A steel plant told it can only operate 60 per cent of the time will optimise its blast furnace to produce maximum output and buy high-grade iron ore and coking coal, reflecting in widening spreads.
“The price increase is created by this cartelisation of the steel sector to keep prices up. That was a policy of the central government to regain control over the industry so they can get them out of chronic debt by making the profits high, even in a low demand environment. You got to hand it to them, they can pull a rabbit out of their hat, a lot.”
But, when demand falls below supply, the incentive to use higher grades will end and the price of benchmark 62 per cent iron ore delivered to North China will fall.
“I don’t think Australia’s ready for it, because when you see commodity prices come off it will have a massive impact on revenue generation.”
Trade war issues
Since demand for construction steel used in property is down, the only alternative is infrastructure.
But that ignores the fact there has been a bifurcation of China into bad and good provinces. “Bad provinces, they’ve been exaggerating their fiscal revenues in order to spend more on infrastructure so at the end of last year the central government said ‘stop’. Places like Xinjiang, Gansu, inner Mongolia, Liaoning province, Tianjin province, all lied about their fiscal revenue.

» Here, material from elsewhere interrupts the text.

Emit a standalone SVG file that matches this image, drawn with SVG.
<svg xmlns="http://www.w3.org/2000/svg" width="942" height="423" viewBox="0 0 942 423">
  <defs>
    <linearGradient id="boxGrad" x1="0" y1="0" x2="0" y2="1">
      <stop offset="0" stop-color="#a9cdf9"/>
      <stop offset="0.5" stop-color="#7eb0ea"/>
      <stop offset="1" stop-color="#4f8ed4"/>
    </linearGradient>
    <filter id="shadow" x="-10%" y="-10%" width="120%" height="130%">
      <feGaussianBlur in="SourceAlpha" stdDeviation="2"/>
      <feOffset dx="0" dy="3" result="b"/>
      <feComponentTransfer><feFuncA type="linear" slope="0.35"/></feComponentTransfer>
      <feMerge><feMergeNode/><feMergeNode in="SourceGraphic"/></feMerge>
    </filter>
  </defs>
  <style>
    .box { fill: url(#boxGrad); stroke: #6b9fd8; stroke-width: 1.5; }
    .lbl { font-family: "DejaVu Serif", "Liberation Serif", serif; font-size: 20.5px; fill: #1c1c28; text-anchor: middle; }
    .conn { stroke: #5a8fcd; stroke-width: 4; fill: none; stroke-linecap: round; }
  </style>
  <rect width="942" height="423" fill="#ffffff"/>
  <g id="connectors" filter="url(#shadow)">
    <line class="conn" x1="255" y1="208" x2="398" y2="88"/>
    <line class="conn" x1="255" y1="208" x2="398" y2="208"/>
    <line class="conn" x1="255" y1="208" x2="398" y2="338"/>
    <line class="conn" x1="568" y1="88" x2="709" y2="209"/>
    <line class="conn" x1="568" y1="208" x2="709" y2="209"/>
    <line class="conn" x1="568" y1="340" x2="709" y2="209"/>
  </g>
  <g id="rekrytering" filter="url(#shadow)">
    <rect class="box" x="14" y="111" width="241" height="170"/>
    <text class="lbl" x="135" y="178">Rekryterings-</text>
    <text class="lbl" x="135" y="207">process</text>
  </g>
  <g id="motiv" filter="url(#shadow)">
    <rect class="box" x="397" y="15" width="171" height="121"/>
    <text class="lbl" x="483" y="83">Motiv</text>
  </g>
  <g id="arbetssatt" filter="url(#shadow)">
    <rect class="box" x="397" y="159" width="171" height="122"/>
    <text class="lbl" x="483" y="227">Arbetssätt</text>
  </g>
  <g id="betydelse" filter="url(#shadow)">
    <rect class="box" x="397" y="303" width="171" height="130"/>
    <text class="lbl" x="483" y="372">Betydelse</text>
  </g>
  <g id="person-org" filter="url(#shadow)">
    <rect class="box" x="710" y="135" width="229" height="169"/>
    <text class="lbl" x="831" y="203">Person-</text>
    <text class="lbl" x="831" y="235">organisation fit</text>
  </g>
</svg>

“You can’t grow infrastructure in the bad provinces, it’s not possible. There’s not projects worth doing, they’re not fiscally capable of servicing them,” he continues. “And that is the end of commodity prices and we’ll see that next year.”

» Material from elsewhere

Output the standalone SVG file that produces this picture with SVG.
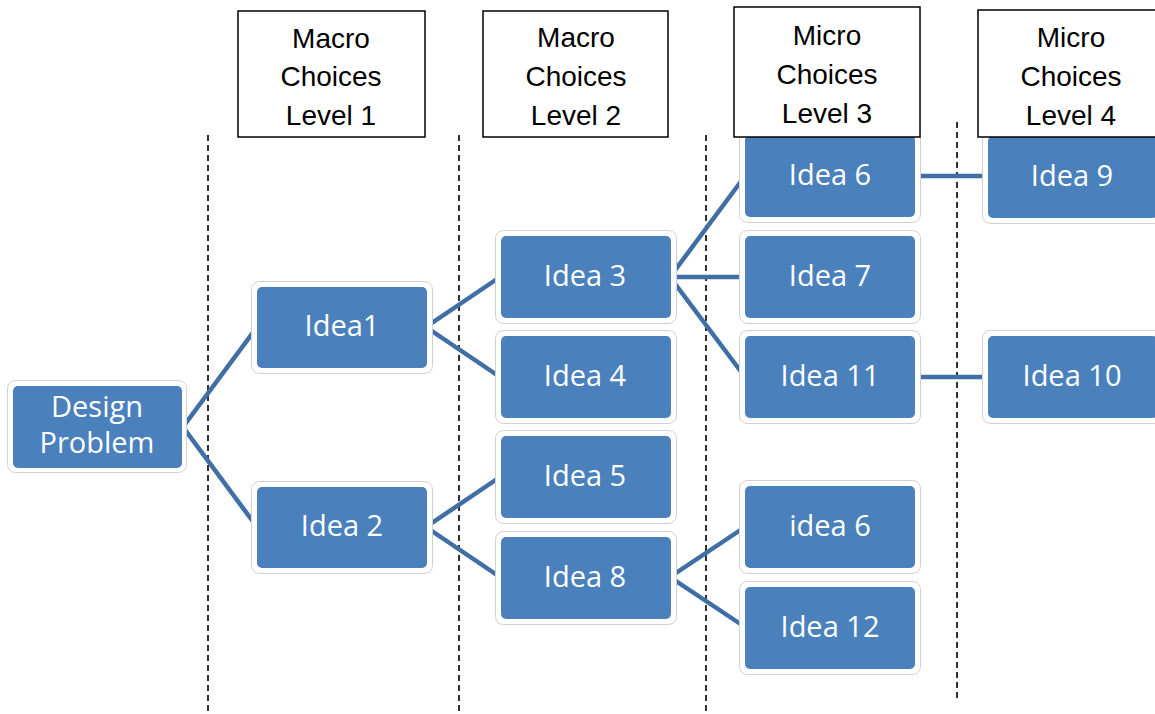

Murray thinks renminbi could trade at 10 to the US dollar, from around 7, representing a depreciation of the Chinese currency.
“That will throw fuel onto the trade war because Trump will say ‘you’re lowering your exchange rate in order to get around my tariffs,’ but they’re not.”
Having studied Chinese political economy in the 1980s, “when it wasn’t a thing”, Murray’s classical training in command economies still informs the way he analyses China today. After leaving his first job working at the Australian embassy, he joined Fosters selling beer. The brewer’s foray into China is a source of pain for investors who can remember that far back.
“It was a pretty disastrous affair and I contributed to that disaster,” Murray says. “I was doing my best but it was a tough market.” The price of a commoditised bottle of water was higher than a bottle of beer – a hangover from controlled prices.
Back when living in China, he was compelled to lend a hand to the Shanghai and Beijing international literary festivals, working with Michelle Garnaut, who runs the famous M on the Bund.
“Work dominates a lot of expatriate life, you need something outside of work,” he says, having returned to Sydney. “The other thing is expatriates are really opinionated about how Australia’s going compared to the rest of the world. Most people will talk about it but not act. So when I came back, I wanted to act.”
He joined the Labor Party and is president of his local surf club, Tamarama. “Having lived in a country that doesn’t allow civil society to blossom, you really value that, the fact you can get together and do whatever you like.”
He’s unwilling to blame government for problems, that being a shortcut for citizens to abrogate their own responsibilities. “Get it done yourself. It’s how we behave at a micro level that makes up our country. And governments will generally follow what we’re doing, they’re not setting the agenda anymore.”